Clause 2
Education and Skills Bill
10:30 am

David Laws (Shadow Secretary of State for Children, Schools and Families, Children, Schools and Families; Yeovil, Liberal Democrat)
Good morning, Mr. Bercow, to you and all Members of the Committee. It is a delight to be back again considering clause 2. I will speak relatively briefly on the amendments, because we covered quite similar ground—our concerns about the compulsion and criminalisation elements of the Bill—under clause 1. However, I would like to express the Liberal Democrats’ support for amendments Nos. 4 and 15, which would turn the provision into an entitlement rather than a duty.
That is very much in keeping with our approach to the Bill, and specifically our three concerns, the first of which relates to the Government’s approach to 16 and 17-year-olds in assuming that compulsion is reasonable, in spite of their adult status in many other respects. Secondly, we are concerned about the lack of flexibility and support for many vulnerable young people, which we discussed under clause 1. Thirdly, we are concerned about young people’s employment prospects, which we may discuss later. For those reasons, and because we believe that young people will engage more effectively with education and training if they do so on a voluntary basis, we support the amendments and await the Minister’s reply with interest.

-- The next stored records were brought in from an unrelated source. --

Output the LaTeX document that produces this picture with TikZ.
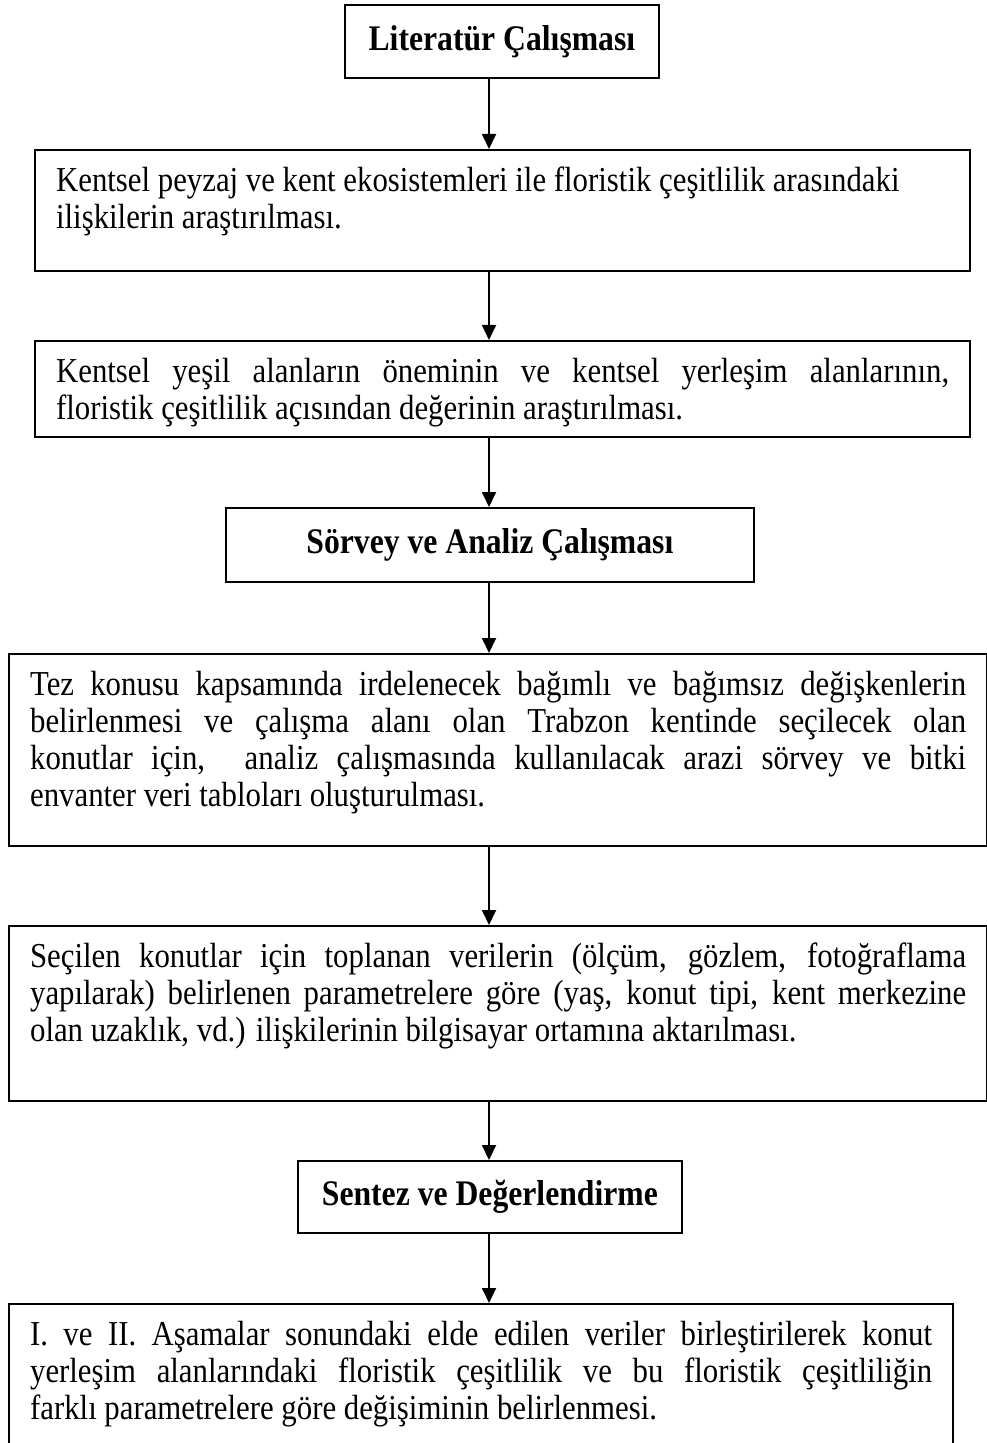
\documentclass[tikz,border=0pt]{standalone}
\usepackage{fontspec}
\setmainfont[FakeStretch=0.88]{Liberation Serif}
\usetikzlibrary{arrows.meta,positioning}
\tikzset{stage/.style={draw, line width=0.9pt, inner sep=0pt, anchor=north west, font=\fontsize{18}{20}\selectfont\bfseries}}
\tikzset{detail/.style={draw, line width=1.1pt, inner xsep=10.5pt, inner ysep=8.5pt, anchor=north west, font=\fontsize{17.5}{18.5}\selectfont}}
\tikzset{flow/.style={line width=0.9pt, -{Triangle[width=7pt,length=7.5pt]}}}
\newcommand{\stagetext}[3]{\parbox[t][#2][t]{#1}{#3}}

\begin{document}
\begin{tikzpicture}[x=0.5pt,y=-0.5pt]
\useasboundingbox (0,0) rectangle (986,1443);
\coordinate (axis) at (489,0);

\node[stage, minimum width=157pt, minimum height=36.5pt] (lit) at (344,4) {Literatür Çalışması};
\node[detail] (rel) at (34,149) {\stagetext{446.5pt}{43.5pt}{\raggedright Kentsel peyzaj ve kent ekosistemleri ile floristik çeşitlilik arasındaki\\ ilişkilerin araştırılması.}};
\node[detail] (green) at (34,340) {\stagetext{446.5pt}{31pt}{Kentsel yeşil alanların öneminin ve kentsel yerleşim alanlarının,\linebreak floristik çeşitlilik açısından değerinin araştırılması.}};
\node[stage, minimum width=264pt, minimum height=37pt] (survey) at (225,507) {Sörvey ve Analiz Çalışması};
\node[detail] (vars) at (8,653) {\stagetext{468pt}{79pt}{Tez konusu kapsamında irdelenecek bağımlı ve bağımsız değişkenlerin\linebreak belirlenmesi ve çalışma alanı olan Trabzon kentinde seçilecek olan\linebreak konutlar için,~ analiz çalışmasında kullanılacak arazi sörvey ve bitki\linebreak envanter veri tabloları oluşturulması.}};
\node[detail] (data) at (8,925) {\stagetext{468pt}{70.5pt}{Seçilen konutlar için toplanan verilerin (ölçüm, gözlem, fotoğraflama\linebreak yapılarak) belirlenen parametrelere göre (yaş, konut tipi, kent merkezine\linebreak olan uzaklık, vd.) ilişkilerinin bilgisayar ortamına aktarılması.}};
\node[stage, minimum width=192pt, minimum height=36pt] (synth) at (297,1160) {Sentez ve Değerlendirme};
\node[detail] (result) at (8,1303) {\stagetext{451pt}{62pt}{I. ve II. Aşamalar sonundaki elde edilen veriler birleştirilerek konut\linebreak yerleşim alanlarındaki floristik çeşitlilik ve bu floristik çeşitliliğin\linebreak farklı parametrelere göre değişiminin belirlenmesi.}};

\draw[flow] (lit.south -| axis) -- (rel.north -| axis);
\draw[flow] (rel.south -| axis) -- (green.north -| axis);
\draw[flow] (green.south -| axis) -- (survey.north -| axis);
\draw[flow] (survey.south -| axis) -- (vars.north -| axis);
\draw[flow] (vars.south -| axis) -- (data.north -| axis);
\draw[flow] (data.south -| axis) -- (synth.north -| axis);
\draw[flow] (synth.south -| axis) -- (result.north -| axis);
\end{tikzpicture}
\end{document}
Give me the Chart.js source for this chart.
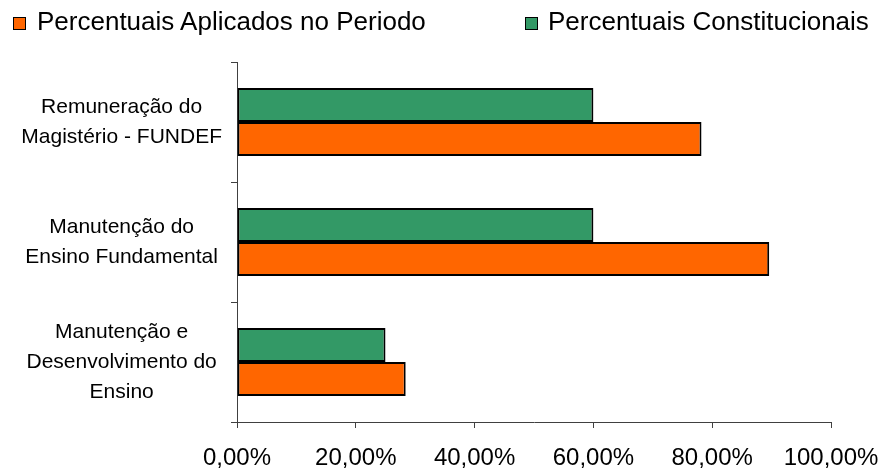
<!DOCTYPE html>
<html>
<head>
<meta charset="utf-8">
<script src="https://cdn.jsdelivr.net/npm/chart.js@4/dist/chart.umd.min.js"></script>
<style>
  html, body { margin: 0; padding: 0; background: #fff; }
  #wrap { position: relative; width: 885px; height: 472px; font-family: "Liberation Sans", Arial, sans-serif; }
  canvas { position: absolute; left: 0; top: 0; }
  .leg { position: absolute; top: 8px; font-size: 26px; line-height: 26px; color: #000; white-space: nowrap; }
  .box { position: absolute; top: 17px; width: 11px; height: 11px; border: 1.5px solid #000; }
</style>
</head>
<body>
<div id="wrap">
  <canvas id="c" width="885" height="472"></canvas>
  <div class="box" style="left:13px; background:#FF6600"></div>
  <div class="leg" style="left:37px">Percentuais Aplicados no Periodo</div>
  <div class="box" style="left:525px; background:#339966"></div>
  <div class="leg" style="left:548px">Percentuais Constitucionais</div>
</div>
<script>
// Categories (multi-line axis labels)
const categories = [
  ["Remuneração do", "Magistério - FUNDEF"],
  ["Manutenção do", "Ensino Fundamental"],
  ["Manutenção e", "Desenvolvimento do", "Ensino"]
];
// Percentages per category
const constitucionais = [60, 60, 25];
const aplicados = [78.2, 89.6, 28.4];
// Value axis ticks
const xTicks = [0, 20, 40, 60, 80, 100];

const axisColor = "#404040";
const fontFamily = "'Liberation Sans', Arial, sans-serif";

new Chart(document.getElementById("c"), {
  type: "bar",
  data: {
    labels: categories,
    datasets: [
      {
        label: "Percentuais Constitucionais",
        data: constitucionais,
        backgroundColor: "#339966",
        borderColor: "#000",
        borderWidth: 2,
        borderSkipped: false
      },
      {
        label: "Percentuais Aplicados no Periodo",
        data: aplicados,
        backgroundColor: "#FF6600",
        borderColor: "#000",
        borderWidth: 2,
        borderSkipped: false
      }
    ]
  },
  options: {
    indexAxis: "y",
    responsive: false,
    animation: false,
    devicePixelRatio: 1,
    datasets: { bar: { categoryPercentage: 0.567, barPercentage: 1.0 } },
    layout: { padding: { top: 62, right: 54, left: 0, bottom: 0 } },
    plugins: { legend: { display: false }, tooltip: { enabled: false } },
    scales: {
      x: {
        min: 0,
        max: 100,
        afterBuildTicks: (scale) => { scale.ticks = xTicks.map(v => ({ value: v })); },
        afterFit: (scale) => {
          scale.height = 50;
          scale.paddingLeft = 0;
          scale.paddingRight = 0;
        },
        grid: { drawOnChartArea: false, drawTicks: true, tickLength: 6, color: axisColor },
        border: { display: true, color: axisColor, width: 1 },
        ticks: {
          padding: 16,
          color: "#000",
          font: { family: fontFamily, size: 24 },
          maxRotation: 0,
          callback: (v) => Number(v).toFixed(2).replace(".", ",") + "%"
        }
      },
      y: {
        afterFit: (scale) => {
          scale.width = 237;
          scale.paddingTop = 0;
          scale.paddingBottom = 0;
        },
        grid: { drawOnChartArea: false, drawTicks: true, tickLength: 6, color: axisColor, offset: true },
        border: { display: true, color: axisColor, width: 1 },
        ticks: {
          crossAlign: "center",
          padding: 9,
          color: "#000",
          font: { family: fontFamily, size: 21, lineHeight: 1.43 }
        }
      }
    }
  }
});
</script>
</body>
</html>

I want to pick up a couple of points made by the hon. Member for Bognor Regis and Littlehampton when he moved the amendments. He raised the issue of the sanctions which would follow if the amendments are not successful and if the provisions in the Bill remain an obligation rather than an entitlement. In his evidence to the Committee, the Minister stated his view that the Government’s estimates regarding the use of sanctions were at the bleak end of the scale of enforcement. We asked whether he would be willing to set out for us in detail in a written note, or perhaps in an oral response, what assumptions were used. In oral evidence, there was an indication that the assumptions
“are based very precisely on the nearest equivalent we can find in the existing system for the rates of default and so on.”——[Official Report, Education and Skills Public Bill Committee, 29 January 2008; c. 208, Q481.]
The Committee will remember that we had some very precise estimates of the effect of the sanctions, including 111 default orders, 667 parenting orders and 33 breaches of parenting orders. It would be interesting to know what the assumptions were and what were the nearest equivalent enforcement mechanisms that were used to produce those estimates. The Committee will want to consider whether those equivalent mechanisms for enforcement are comparable, given some of the challenges that will be faced as a result of the Bill.
Will the Minister say more about the relationship between the various categories of sanction that he set out in numerical terms in his evidence to the Committee? The following figures were given by the Minister: attendance notices, 6,000; fixed penalty notices, 1,500; youth court fines, 278; youth default orders, 111; parenting orders, 667; and breaches of parenting orders, 33. Looked at in very broad-brush terms, those figures suggest a compliance rate of 75 per cent. with attendance notices—I may be missing something—and 75 to 80 per cent. in relation to youth court fines. Many of us would feel that those estimates imply a high success rate in enforcement. We wonder whether those estimates of the effectiveness will be realised. Will the Minister say something about the underlying assumptions?